* _Short problem_: Leave out the pictures and repeat the rest of the material exactly.

* _Raw data_:
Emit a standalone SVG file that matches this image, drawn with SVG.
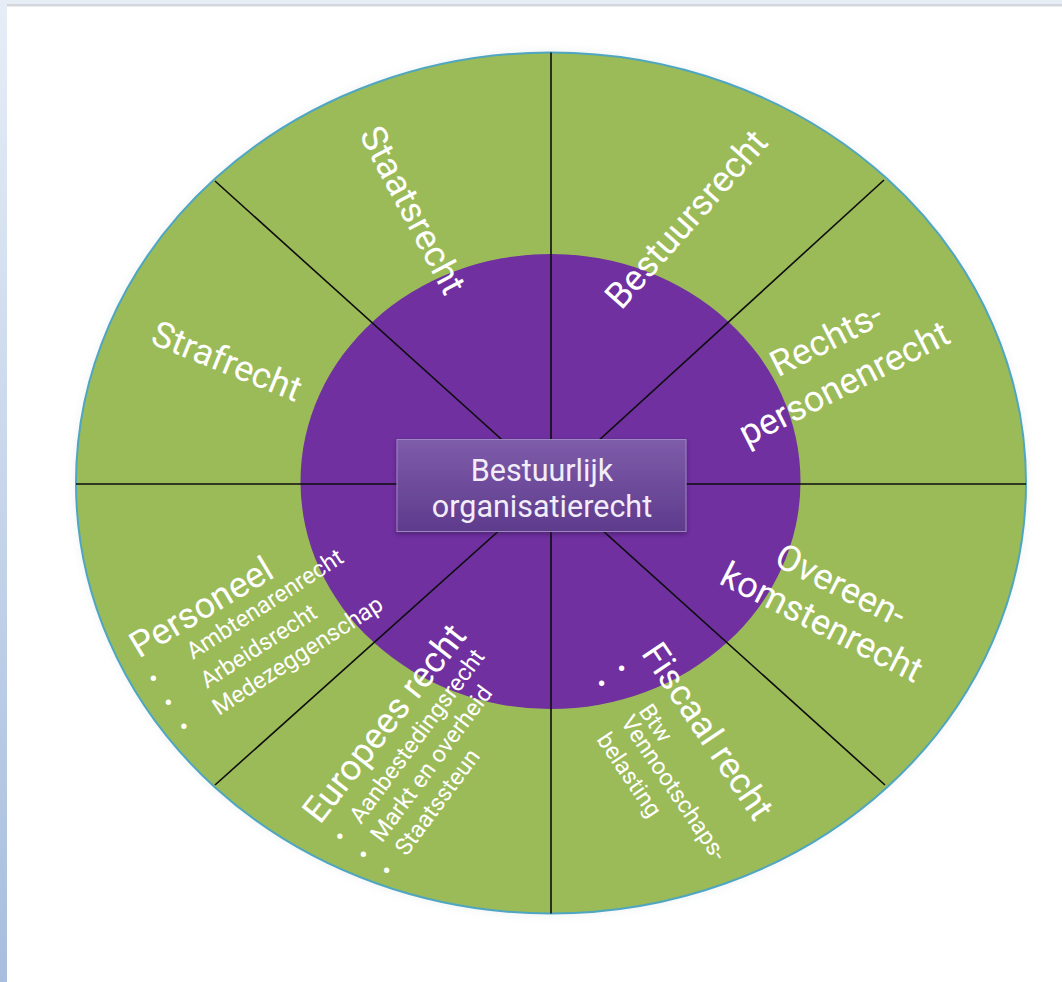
<svg xmlns="http://www.w3.org/2000/svg" width="1062" height="982" viewBox="0 0 1062 982">
<defs>
<linearGradient id="leftStrip" x1="0" y1="0" x2="0" y2="1">
<stop offset="0" stop-color="#e6edf7"/>
<stop offset="1" stop-color="#a7bede"/>
</linearGradient>
<linearGradient id="boxGrad" x1="0" y1="0" x2="0" y2="1">
<stop offset="0" stop-color="#7e5caa"/>
<stop offset="1" stop-color="#5e3b8c"/>
</linearGradient>
<filter id="soft" x="-10%" y="-10%" width="120%" height="120%">
<feGaussianBlur stdDeviation="4"/>
</filter>
<filter id="boxShadow" x="-10%" y="-20%" width="120%" height="150%">
<feDropShadow dx="0" dy="2" stdDeviation="2" flood-color="#2a0a45" flood-opacity="0.5"/>
</filter>
</defs>
<style>
.lbl{font-family:Roboto,"Liberation Sans",sans-serif;fill:#ffffff}
.h{font-size:36px}
.s{font-size:23.5px}
.ctr{font-family:Roboto,"Liberation Sans",sans-serif;font-size:30.5px;fill:#f2edf8}
.conn{stroke:#0d0d0d;stroke-width:1.6;fill:none}
.bul{font-family:Roboto,"Liberation Sans",sans-serif;font-size:26px;fill:#ffffff}
</style>
<rect x="0" y="0" width="1062" height="982" fill="#ffffff"/>
<rect x="0" y="0" width="1062" height="4" fill="#e8eef6"/>
<rect x="7" y="4" width="1055" height="2.5" fill="#d3d7dc"/>
<rect x="0" y="0" width="7" height="982" fill="url(#leftStrip)"/>

<g id="outer-ring">
<ellipse cx="551" cy="483" rx="477" ry="433" fill="#e9ecef" filter="url(#soft)" opacity="0.6"/>
<ellipse cx="551" cy="483" rx="475" ry="430.5" fill="#9bbb59" stroke="#4fa6c0" stroke-width="2"/>
</g>
<g id="inner-circle">
<ellipse cx="550.5" cy="481.5" rx="250" ry="227.5" fill="#7030a0"/>
</g>

<g id="connectors">
<line class="conn" x1="551" y1="52.5" x2="551" y2="913.5"/>
<line class="conn" x1="76" y1="484" x2="1026" y2="484"/>
<line class="conn" x1="215" y1="181" x2="551" y2="484"/>
<line class="conn" x1="884" y1="180" x2="551" y2="484"/>
<line class="conn" x1="215" y1="785" x2="551" y2="484"/>
<line class="conn" x1="885" y1="785" x2="551" y2="484"/>
</g>

<g id="staatsrecht">
<text class="lbl h" text-anchor="middle" transform="translate(413,210) rotate(62)" y="12.5">Staatsrecht</text>
</g>
<g id="bestuursrecht">
<text class="lbl h" text-anchor="middle" transform="translate(686,219) rotate(-48.5)" y="12.5">Bestuursrecht</text>
</g>
<g id="strafrecht">
<text class="lbl h" text-anchor="middle" transform="translate(227,361) rotate(22)" y="12.5">Strafrecht</text>
</g>
<g id="rechtspersonenrecht">
<text class="lbl h" text-anchor="middle" transform="translate(826,339) rotate(-27)" y="12.5">Rechts-</text>
<text class="lbl h" text-anchor="middle" transform="translate(844,383) rotate(-27)" y="12.5">personenrecht</text>
</g>
<g id="overeenkomstenrecht">
<text class="lbl h" text-anchor="middle" transform="translate(841,585) rotate(27)" y="12.5">Overeen-</text>
<text class="lbl h" text-anchor="middle" transform="translate(822,622) rotate(27)" y="12.5">komstenrecht</text>
</g>
<g id="personeel">
<text class="lbl h" text-anchor="middle" transform="translate(201,607) rotate(-31)" y="12.5">Personeel</text>
<text class="lbl s" transform="translate(193,660) rotate(-33)">Ambtenarenrecht</text>
<text class="lbl s" transform="translate(207,689) rotate(-33)">Arbeidsrecht</text>
<text class="lbl s" transform="translate(219,716) rotate(-33)">Medezeggenschap</text>
<text class="bul" text-anchor="middle" x="153.3" y="688">•</text>
<text class="bul" text-anchor="middle" x="168.3" y="711.5">•</text>
<text class="bul" text-anchor="middle" x="184" y="736">•</text>
</g>
<g id="europees-recht">
<text class="lbl h" text-anchor="middle" transform="translate(384,723) rotate(-52)" y="12.5">Europees recht</text>
<text class="lbl s" transform="translate(361,825) rotate(-53.5)">Aanbestedingsrecht</text>
<text class="lbl s" transform="translate(382,843.5) rotate(-53.5)">Markt en overheid</text>
<text class="lbl s" transform="translate(406.5,857) rotate(-53.5)">Staatssteun</text>
<text class="bul" text-anchor="middle" x="340" y="846">•</text>
<text class="bul" text-anchor="middle" x="363.3" y="863.7">•</text>
<text class="bul" text-anchor="middle" x="386.7" y="880.4">•</text>
</g>
<g id="fiscaal-recht">
<text class="lbl h" text-anchor="middle" transform="translate(708,731) rotate(56)" y="12.5">Fiscaal recht</text>
<text class="lbl s" transform="translate(638,711) rotate(56)">Btw</text>
<text class="lbl s" transform="translate(620,722) rotate(56)">Vennootschaps-</text>
<text class="lbl s" transform="translate(596,739.5) rotate(56)">belasting</text>
<text class="bul" text-anchor="middle" x="621.7" y="678">•</text>
<text class="bul" text-anchor="middle" x="601.7" y="692.7">•</text>
</g>

<g id="center-box">
<rect x="397" y="439.5" width="289" height="92" fill="url(#boxGrad)" stroke="#9d86c2" stroke-width="1" filter="url(#boxShadow)"/>
<text class="ctr" text-anchor="middle" x="542" y="481">Bestuurlijk</text>
<text class="ctr" text-anchor="middle" x="542" y="517">organisatierecht</text>
</g>
</svg>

* _Final result_:
Emit a standalone SVG file that matches this image, drawn with SVG.
<svg xmlns="http://www.w3.org/2000/svg" width="1062" height="982" viewBox="0 0 1062 982">
<defs>
<linearGradient id="leftStrip" x1="0" y1="0" x2="0" y2="1">
<stop offset="0" stop-color="#e6edf7"/>
<stop offset="1" stop-color="#a7bede"/>
</linearGradient>
<linearGradient id="boxGrad" x1="0" y1="0" x2="0" y2="1">
<stop offset="0" stop-color="#7e5caa"/>
<stop offset="1" stop-color="#5e3b8c"/>
</linearGradient>
<filter id="soft" x="-10%" y="-10%" width="120%" height="120%">
<feGaussianBlur stdDeviation="4"/>
</filter>
<filter id="boxShadow" x="-10%" y="-20%" width="120%" height="150%">
<feDropShadow dx="0" dy="2" stdDeviation="2" flood-color="#2a0a45" flood-opacity="0.5"/>
</filter>
</defs>
<style>
.lbl{font-family:Roboto,"Liberation Sans",sans-serif;fill:#ffffff}
.h{font-size:36px}
.s{font-size:23.5px}
.ctr{font-family:Roboto,"Liberation Sans",sans-serif;font-size:30.5px;fill:#f2edf8}
.conn{stroke:#0d0d0d;stroke-width:1.6;fill:none}
.bul{font-family:Roboto,"Liberation Sans",sans-serif;font-size:26px;fill:#ffffff}
</style>
<rect x="0" y="0" width="1062" height="982" fill="#ffffff"/>
<rect x="0" y="0" width="1062" height="4" fill="#e8eef6"/>
<rect x="7" y="4" width="1055" height="2.5" fill="#d3d7dc"/>
<rect x="0" y="0" width="7" height="982" fill="url(#leftStrip)"/>

<g id="outer-ring">
<ellipse cx="551" cy="483" rx="477" ry="433" fill="#e9ecef" filter="url(#soft)" opacity="0.6"/>
<ellipse cx="551" cy="483" rx="475" ry="430.5" fill="#9bbb59" stroke="#4fa6c0" stroke-width="2"/>
</g>
<g id="inner-circle">
<ellipse cx="550.5" cy="481.5" rx="250" ry="227.5" fill="#7030a0"/>
</g>

<g id="connectors">
<line class="conn" x1="551" y1="52.5" x2="551" y2="913.5"/>
<line class="conn" x1="76" y1="484" x2="1026" y2="484"/>
<line class="conn" x1="215" y1="181" x2="551" y2="484"/>
<line class="conn" x1="884" y1="180" x2="551" y2="484"/>
<line class="conn" x1="215" y1="785" x2="551" y2="484"/>
<line class="conn" x1="885" y1="785" x2="551" y2="484"/>
</g>

<g id="staatsrecht">
<text class="lbl h" text-anchor="middle" transform="translate(413,210) rotate(62)" y="12.5">Staatsrecht</text>
</g>
<g id="bestuursrecht">
<text class="lbl h" text-anchor="middle" transform="translate(686,219) rotate(-48.5)" y="12.5">Bestuursrecht</text>
</g>
<g id="strafrecht">
<text class="lbl h" text-anchor="middle" transform="translate(227,361) rotate(22)" y="12.5">Strafrecht</text>
</g>
<g id="rechtspersonenrecht">
<text class="lbl h" text-anchor="middle" transform="translate(826,339) rotate(-27)" y="12.5">Rechts-</text>
<text class="lbl h" text-anchor="middle" transform="translate(844,383) rotate(-27)" y="12.5">personenrecht</text>
</g>
<g id="overeenkomstenrecht">
<text class="lbl h" text-anchor="middle" transform="translate(841,585) rotate(27)" y="12.5">Overeen-</text>
<text class="lbl h" text-anchor="middle" transform="translate(822,622) rotate(27)" y="12.5">komstenrecht</text>
</g>
<g id="personeel">
<text class="lbl h" text-anchor="middle" transform="translate(201,607) rotate(-31)" y="12.5">Personeel</text>
<text class="lbl s" transform="translate(193,660) rotate(-33)">Ambtenarenrecht</text>
<text class="lbl s" transform="translate(207,689) rotate(-33)">Arbeidsrecht</text>
<text class="lbl s" transform="translate(219,716) rotate(-33)">Medezeggenschap</text>
<text class="bul" text-anchor="middle" x="153.3" y="688">•</text>
<text class="bul" text-anchor="middle" x="168.3" y="711.5">•</text>
<text class="bul" text-anchor="middle" x="184" y="736">•</text>
</g>
<g id="europees-recht">
<text class="lbl h" text-anchor="middle" transform="translate(384,723) rotate(-52)" y="12.5">Europees recht</text>
<text class="lbl s" transform="translate(361,825) rotate(-53.5)">Aanbestedingsrecht</text>
<text class="lbl s" transform="translate(382,843.5) rotate(-53.5)">Markt en overheid</text>
<text class="lbl s" transform="translate(406.5,857) rotate(-53.5)">Staatssteun</text>
<text class="bul" text-anchor="middle" x="340" y="846">•</text>
<text class="bul" text-anchor="middle" x="363.3" y="863.7">•</text>
<text class="bul" text-anchor="middle" x="386.7" y="880.4">•</text>
</g>
<g id="fiscaal-recht">
<text class="lbl h" text-anchor="middle" transform="translate(708,731) rotate(56)" y="12.5">Fiscaal recht</text>
<text class="lbl s" transform="translate(638,711) rotate(56)">Btw</text>
<text class="lbl s" transform="translate(620,722) rotate(56)">Vennootschaps-</text>
<text class="lbl s" transform="translate(596,739.5) rotate(56)">belasting</text>
<text class="bul" text-anchor="middle" x="621.7" y="678">•</text>
<text class="bul" text-anchor="middle" x="601.7" y="692.7">•</text>
</g>

<g id="center-box">
<rect x="397" y="439.5" width="289" height="92" fill="url(#boxGrad)" stroke="#9d86c2" stroke-width="1" filter="url(#boxShadow)"/>
<text class="ctr" text-anchor="middle" x="542" y="481">Bestuurlijk</text>
<text class="ctr" text-anchor="middle" x="542" y="517">organisatierecht</text>
</g>
</svg>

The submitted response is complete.